28 Şubat sürecinde Akşener’in yaşadığı mağduriyet nedeniyle kendisine sahip çıkmayıp darbeci zihniyetle birlikte olduğunu dile getiren Bekir Yıldız, “Akşener, 28 Şubat sürecinde o günün İçişleri Bakanı’ydı ve imzayı kendisi attı. Bana gelen görevden alma yazısında Meral Akşener’in imzası vardı. Dolayısıyla hangi saikle olursa olsun o gün kararı veren sonuçta kendisiydi. Bugünkü gibi bir irade sergilenmedi. ‘Altını tutamıyorum’ demişti Tansu Çiller ama bugün onlar altılı oynuyorlar. Dolayısıyla bu bir çelişki.” tepkisinde bulundu.
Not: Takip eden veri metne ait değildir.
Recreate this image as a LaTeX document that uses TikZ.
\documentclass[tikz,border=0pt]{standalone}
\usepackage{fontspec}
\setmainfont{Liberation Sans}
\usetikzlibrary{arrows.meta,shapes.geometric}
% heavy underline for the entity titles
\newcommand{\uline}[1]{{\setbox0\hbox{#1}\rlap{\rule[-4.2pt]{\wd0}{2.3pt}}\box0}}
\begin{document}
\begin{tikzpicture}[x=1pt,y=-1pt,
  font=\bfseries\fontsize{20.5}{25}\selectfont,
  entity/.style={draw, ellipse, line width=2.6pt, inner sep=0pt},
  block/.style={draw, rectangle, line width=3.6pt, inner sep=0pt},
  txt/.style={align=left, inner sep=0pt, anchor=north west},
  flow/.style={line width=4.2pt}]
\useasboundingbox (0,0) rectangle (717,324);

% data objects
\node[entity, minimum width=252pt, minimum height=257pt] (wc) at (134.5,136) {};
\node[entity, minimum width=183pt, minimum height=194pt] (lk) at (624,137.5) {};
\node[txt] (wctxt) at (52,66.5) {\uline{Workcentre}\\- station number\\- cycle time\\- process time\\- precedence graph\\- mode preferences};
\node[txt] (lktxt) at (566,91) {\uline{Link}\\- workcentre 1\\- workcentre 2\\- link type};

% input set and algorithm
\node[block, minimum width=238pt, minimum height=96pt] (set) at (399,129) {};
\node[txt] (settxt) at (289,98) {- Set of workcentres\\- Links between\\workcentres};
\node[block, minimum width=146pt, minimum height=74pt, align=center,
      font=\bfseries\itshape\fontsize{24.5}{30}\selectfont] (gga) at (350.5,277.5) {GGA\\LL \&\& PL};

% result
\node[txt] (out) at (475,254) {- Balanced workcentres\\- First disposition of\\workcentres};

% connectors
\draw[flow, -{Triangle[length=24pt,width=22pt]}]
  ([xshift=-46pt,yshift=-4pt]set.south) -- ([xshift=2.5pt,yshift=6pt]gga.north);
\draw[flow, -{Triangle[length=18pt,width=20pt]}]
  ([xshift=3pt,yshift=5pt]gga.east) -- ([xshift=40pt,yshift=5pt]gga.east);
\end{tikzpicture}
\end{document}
O KESİMDEN ZİYARETE GİDEN OLMADI
Refah Partililer ve Büyük Birlik Partililer dışında hiçbir siyasetçinin, tutuklandığında bile kendisini ziyarete gelmediğini kaydeden Bekir Yıldız, “Bir de cezaevi sürecinde halktan yüzlerce ziyaretçi gelirdi ama siyasi olarak o günlerde o kesimden gelen hiç kimse olmadı. Gelenler arasında Büyük Birlik Partisi’nden vardı. Bizim vekillerden gelen oldu. Şevket Kazan da ziyaretime gelenler arasındaydı.” ifadelerinde bulundu.
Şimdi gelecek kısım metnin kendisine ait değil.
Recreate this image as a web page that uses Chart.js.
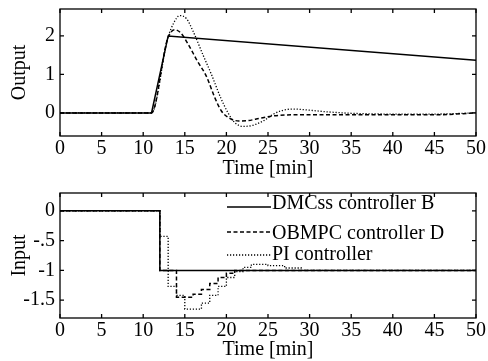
<!DOCTYPE html>
<html>
<head>
<meta charset="utf-8">
<script src="https://cdn.jsdelivr.net/npm/chart.js@4.4.1/dist/chart.umd.min.js"></script>
<style>
  html, body { margin: 0; padding: 0; background: #fff; width: 488px; height: 361px; overflow: hidden; }
  .panel { position: absolute; left: 0; width: 488px; overflow: hidden; }
  #topPanel { top: 0; height: 180px; }
  #botPanel { top: 180px; height: 181px; }
  .panel canvas { position: absolute; left: 0; }
</style>
</head>
<body>
<div class="panel" id="topPanel"><canvas id="outChart" width="520" height="210" style="top:-30px;width:520px;height:210px"></canvas></div>
<div class="panel" id="botPanel"><canvas id="inChart" width="520" height="211" style="top:-30px;width:520px;height:211px"></canvas></div>
<script>
// ---- time axis ----
const timeTicks = [0, 5, 10, 15, 20, 25, 30, 35, 40, 45, 50];

// ---- controlled output ----
const outTicks = [0, 1, 2];
const outTickLabels = ['0', '1', '2'];

const outTimeDmc = [0, 11, 13, 50];
const outDmc     = [0, 0, 2.0, 1.37];

const outTimeObmpc = [0, 11, 12.9, 13.8, 14.5, 15.5, 16.5, 17.6, 18.6, 19.4, 20.4, 21.5, 22.6, 24, 25.6, 28, 35, 45, 50];
const outObmpc     = [0, 0, 1.9, 2.16, 2.08, 1.75, 1.35, 0.95, 0.4, 0.05, -0.14, -0.21, -0.2, -0.14, -0.08, -0.05, -0.05, -0.05, 0];

const outTimePi = [0, 11, 12.9, 13.7, 14.4, 15.2, 16, 17.2, 18.2, 19.3, 20.2, 21, 22, 23, 24.5, 25.5, 26.5, 28, 30, 32, 35, 40, 45, 50];
const outPi     = [0, 0, 1.9, 2.35, 2.53, 2.45, 2.12, 1.5, 1.0, 0.4, 0.0, -0.25, -0.35, -0.33, -0.2, -0.05, 0.05, 0.1, 0.07, 0.03, -0.01, -0.03, -0.03, 0];

// ---- manipulated input (zero-order hold) ----
const inTicks = [0, -0.5, -1, -1.5];
const inTickLabels = ['0', '-.5', '-1', '-1.5'];

const inTimeDmc = [0, 12, 50];
const inDmc     = [0, -1, -1];

const inTimeObmpc = [0, 12, 14, 16, 17, 18, 19, 20, 21, 50];
const inObmpc     = [0, -1, -1.45, -1.4, -1.32, -1.22, -1.12, -1.05, -1, -1];

const inTimePi = [0, 12, 13, 14, 15, 17, 18, 19, 20, 21, 22, 23, 25, 27, 29, 50];
const inPi     = [0, -0.43, -1.27, -1.42, -1.65, -1.55, -1.42, -1.27, -1.12, -1.02, -0.95, -0.9, -0.92, -0.96, -1, -1];

const seriesNames = ['DMCss controller B', 'OBMPC controller D', 'PI controller'];

// ---- shared styling ----
const FONT = { family: '"Liberation Serif", "Times New Roman", serif', size: 20, lineHeight: 1 };
const INK = '#000';
const lineStyles = [
  { borderDash: [], borderWidth: 1.5 },
  { borderDash: [4, 2.5], borderWidth: 1.5 },
  { borderDash: [1.2, 1.8], borderWidth: 1.3 }
];

const zip = (xs, ys) => xs.map((x, i) => ({ x, y: ys[i] }));

function makeDataset(i, xs, ys, extra) {
  return Object.assign({
    label: seriesNames[i],
    data: zip(xs, ys),
    borderColor: INK,
    backgroundColor: INK,
    borderDash: lineStyles[i].borderDash,
    borderWidth: lineStyles[i].borderWidth,
    pointRadius: 0,
    fill: false
  }, extra || {});
}

// box with inward ticks on all four sides
const framePlugin = {
  id: 'frame',
  afterDatasetsDraw(chart) {
    const { ctx, chartArea: { left, right, top, bottom }, scales: { x, y } } = chart;
    ctx.save();
    ctx.strokeStyle = INK;
    ctx.lineWidth = 1.3;
    ctx.setLineDash([]);
    ctx.strokeRect(left, top, right - left, bottom - top);
    ctx.beginPath();
    const L = 4;
    x.ticks.forEach(t => {
      const px = x.getPixelForValue(t.value);
      ctx.moveTo(px, bottom); ctx.lineTo(px, bottom - L);
      ctx.moveTo(px, top); ctx.lineTo(px, top + L);
    });
    y.ticks.forEach(t => {
      const py = y.getPixelForValue(t.value);
      ctx.moveTo(left, py); ctx.lineTo(left + L, py);
      ctx.moveTo(right, py); ctx.lineTo(right - L, py);
    });
    ctx.stroke();
    ctx.restore();
  }
};

// legend: line sample followed by the series name
const legendPlugin = {
  id: 'seriesLegend',
  afterDatasetsDraw(chart, args, opts) {
    const { ctx } = chart;
    ctx.save();
    ctx.font = `${FONT.size}px ${FONT.family}`;
    ctx.fillStyle = INK;
    ctx.textBaseline = 'middle';
    ctx.textAlign = 'left';
    chart.data.datasets.forEach((ds, i) => {
      const row = opts.rows[i];
      ctx.strokeStyle = INK;
      ctx.lineWidth = ds.borderWidth;
      ctx.setLineDash(ds.borderDash);
      ctx.beginPath();
      ctx.moveTo(opts.x0, row.line);
      ctx.lineTo(opts.x1, row.line);
      ctx.stroke();
      ctx.fillText(ds.label, opts.x1 + 1, row.text);
    });
    ctx.restore();
  }
};

function makeOptions(cfg) {
  return {
    responsive: false,
    animation: false,
    events: [],
    layout: { padding: { left: 0, right: 44, top: cfg.padTop, bottom: 0 } },
    plugins: {
      legend: { display: false },
      tooltip: { enabled: false },
      seriesLegend: cfg.legend || false
    },
    scales: {
      x: {
        type: 'linear',
        min: 0, max: 50,
        afterBuildTicks(s) { s.ticks = timeTicks.map(v => ({ value: v })); },
        afterFit(s) { s.height = cfg.xHeight; },
        ticks: { font: FONT, color: INK, padding: 3, maxRotation: 0, autoSkip: false },
        grid: { display: false, drawTicks: false },
        border: { display: false },
        title: { display: true, text: 'Time [min]', font: FONT, color: INK, padding: { top: 0, bottom: cfg.titlePad } }
      },
      y: {
        type: 'linear',
        min: cfg.yMin, max: cfg.yMax,
        afterBuildTicks(s) { s.ticks = cfg.yTicks.map(v => ({ value: v })); },
        afterFit(s) { s.width = 60; },
        ticks: { font: FONT, color: INK, padding: 5, callback: (v, i) => cfg.yLabels[i] },
        grid: { display: false, drawTicks: false },
        border: { display: false },
        title: { display: true, text: cfg.yTitle, font: FONT, color: INK, padding: { top: 10, bottom: 0 } }
      }
    }
  };
}

const smooth = { cubicInterpolationMode: 'monotone' };

new Chart(document.getElementById('outChart'), {
  type: 'line',
  data: {
    datasets: [
      makeDataset(0, outTimeDmc, outDmc),
      makeDataset(1, outTimeObmpc, outObmpc, smooth),
      makeDataset(2, outTimePi, outPi, smooth)
    ]
  },
  options: makeOptions({
    padTop: 39, xHeight: 44, titlePad: 1,
    yMin: -0.6, yMax: 2.7, yTicks: outTicks, yLabels: outTickLabels, yTitle: 'Output'
  }),
  plugins: [framePlugin]
});

new Chart(document.getElementById('inChart'), {
  type: 'line',
  data: {
    datasets: [
      makeDataset(0, inTimeDmc, inDmc, { stepped: 'before' }),
      makeDataset(1, inTimeObmpc, inObmpc, { stepped: 'before' }),
      makeDataset(2, inTimePi, inPi, { stepped: 'before' })
    ]
  },
  options: makeOptions({
    padTop: 43, xHeight: 43, titlePad: 1,
    yMin: -1.8, yMax: 0.3, yTicks: inTicks, yLabels: inTickLabels, yTitle: 'Input',
    legend: {
      x0: 227, x1: 271,
      rows: [ { line: 57, text: 54 }, { line: 82, text: 84 }, { line: 105, text: 105 } ]
    }
  }),
  plugins: [framePlugin, legendPlugin]
});
</script>
</body>
</html>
HUKUKSUZ BİR ŞEKİLDE GÖREVE İADE EDİLMEDİ
HDP'li belediye başkanının göreve iade edildiğini ancak kendisini edilmediğini belirten Bekir Yıldız, hukuksuzluğu şu sözlerle anlattı:
"7 ay tutuklu kaldım. Toplamda 4 yıl 9 ay ceza verildi. Yargıtay da bunu onadı. Normal şartlarda tutuksuz yargılandığım zaman görevime iade edilmem gerekirdi ama iade edilmedim. O zaman REFAHYOL hükümeti yıkılmıştı, Anasol-M Hükümeti kurulmuştu. Daha sonraki İçişleri Bakanlığı’na dilekçe vermemize rağmen bizi görevimize iade etmediler. HDP’den o dönemde tutuklu yargılanıp serbest bırakılan belediye başkanı vardı. Onu görevine iade ettiler bizi etmediler."
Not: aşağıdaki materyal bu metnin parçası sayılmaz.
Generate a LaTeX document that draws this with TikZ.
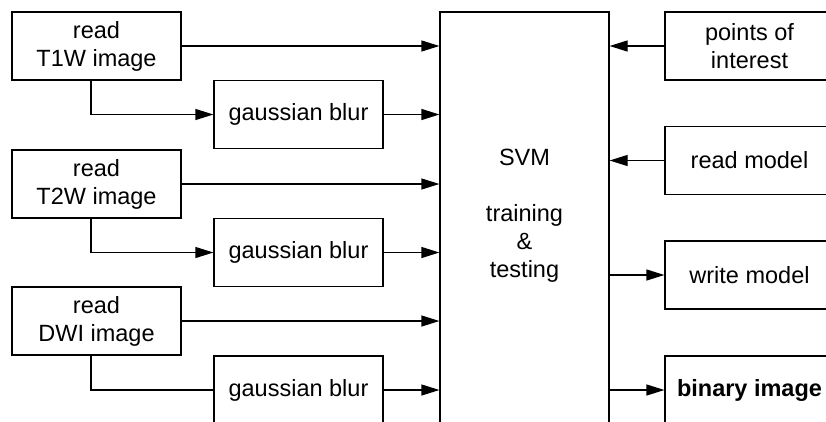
\documentclass[tikz,border=0pt]{standalone}
\usepackage{fontspec}
\setmainfont{Liberation Sans}
\usetikzlibrary{arrows.meta}
\begin{document}
\begin{tikzpicture}[x=1pt,y=-1pt,
  line width=1.2pt,
  box/.style={draw, rectangle, minimum width=169pt, minimum height=68pt,
    inner sep=0pt, align=center,
    font=\fontsize{23.5pt}{28pt}\selectfont},
  arr/.style={-{Triangle[length=18pt,width=11pt]}},
  link/.style={-}]
\useasboundingbox (0,0) rectangle (826,421);
\clip (0,0) rectangle (826,421);

% input readers and blur stages
\node[box] (t1)  at (96.5,46)    {read\\T1W image};
\node[box] (gb1) at (298.5,114.5) {gaussian blur};
\node[box] (t2)  at (96.5,184)   {read\\T2W image};
\node[box] (gb2) at (298.5,252.5) {gaussian blur};
\node[box] (dwi) at (96.5,321)   {read\\DWI image};
\node[box] (gb3) at (298.5,390)  {gaussian blur};

% classifier
\node[box, minimum height=412pt] (svm) at (524.5,218) {};
\node[font=\fontsize{23.5pt}{28pt}\selectfont, align=center, inner sep=0pt]
  (svmtxt) at (524.5,216) {SVM\\[28pt]training\\\&\\testing};

% side inputs and outputs
\node[box] (poi) at (749.5,46)    {points of\\interest};
\node[box] (rm)  at (749.5,160.5) {read model};
\node[box] (wm)  at (749.5,275)   {write model};
\node[box] (bin) at (749.5,390)   {\bfseries binary image};

% taps from the readers down to the blur stages
\coordinate (t1tap)  at ([xshift=-5.5pt]t1.south);
\coordinate (t2tap)  at ([xshift=-5.5pt]t2.south);
\coordinate (dwitap) at ([xshift=-5.5pt]dwi.south);

% connectors into the classifier
\draw[arr] (t1.east)  -- (t1.east -| svm.west);
\draw[arr] (t1tap) |- (gb1.west);
\draw[arr] (gb1.east) -- (gb1.east -| svm.west);
\draw[arr] (t2.east)  -- (t2.east -| svm.west);
\draw[arr] (t2tap) |- (gb2.west);
\draw[arr] (gb2.east) -- (gb2.east -| svm.west);
\draw[arr] (dwi.east) -- (dwi.east -| svm.west);
\draw[link] (dwitap) |- (gb3.west);
\draw[arr] (gb3.east) -- (gb3.east -| svm.west);

\draw[arr] (poi.west) -- (poi.west -| svm.east);
\draw[arr] (rm.west)  -- (rm.west -| svm.east);
\draw[arr] (wm.west -| svm.east)  -- (wm.west);
\draw[arr] (bin.west -| svm.east) -- (bin.west);
\end{tikzpicture}
\end{document}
REFAHYOL HÜKÜMETİNE UYGULANAN SÜREÇ AK PARTİ HÜKÜMETİ’NE DE UYGULANMAK İSTENİYOR
Şükrü Karatepe, Recep Tayyip Erdoğan gibi isimlerin de o dönem cezaevine girdiğini belirten Yıldız, muhalefetin yürüttüğü siyaseti eleştirerek, REFAHYOL Hükümeti’ne uygulanan yöntemlerin aynı olduğunu söyledi. Amacın AK Parti iktidarını yıkmak olduğunu ifade eden Yıldız, “Hiç değişen bir şey yok. Nasıl REFAHYOL hükümetini yıkmaya yönelik adımlar attılar, şimdiki iktidarı da aynı şekilde yapmak istiyorlar. REFAHYOL Hükümeti’nin yok edildiği gibi hukuki bir süreci yürütmek. 17-25 Aralık, Gezi Olayları, 15 Temmuz… Şu anda da baktılar ki hiçbir şekilde olmuyor. ABD, Almanya, İngiltere ile görüşerek, özellikle CHP Genel Başkanı oralarla temas kurup destek almaya çalışıyor. Amaç tamamen aynı, ‘İçerideki ve dışarıdaki bütün güçlerle hükümeti nasıl yok ederiz’. Zaman zaman ifade edildiği gibi Habil ve Kabil mücadelesi.” diye konuştu.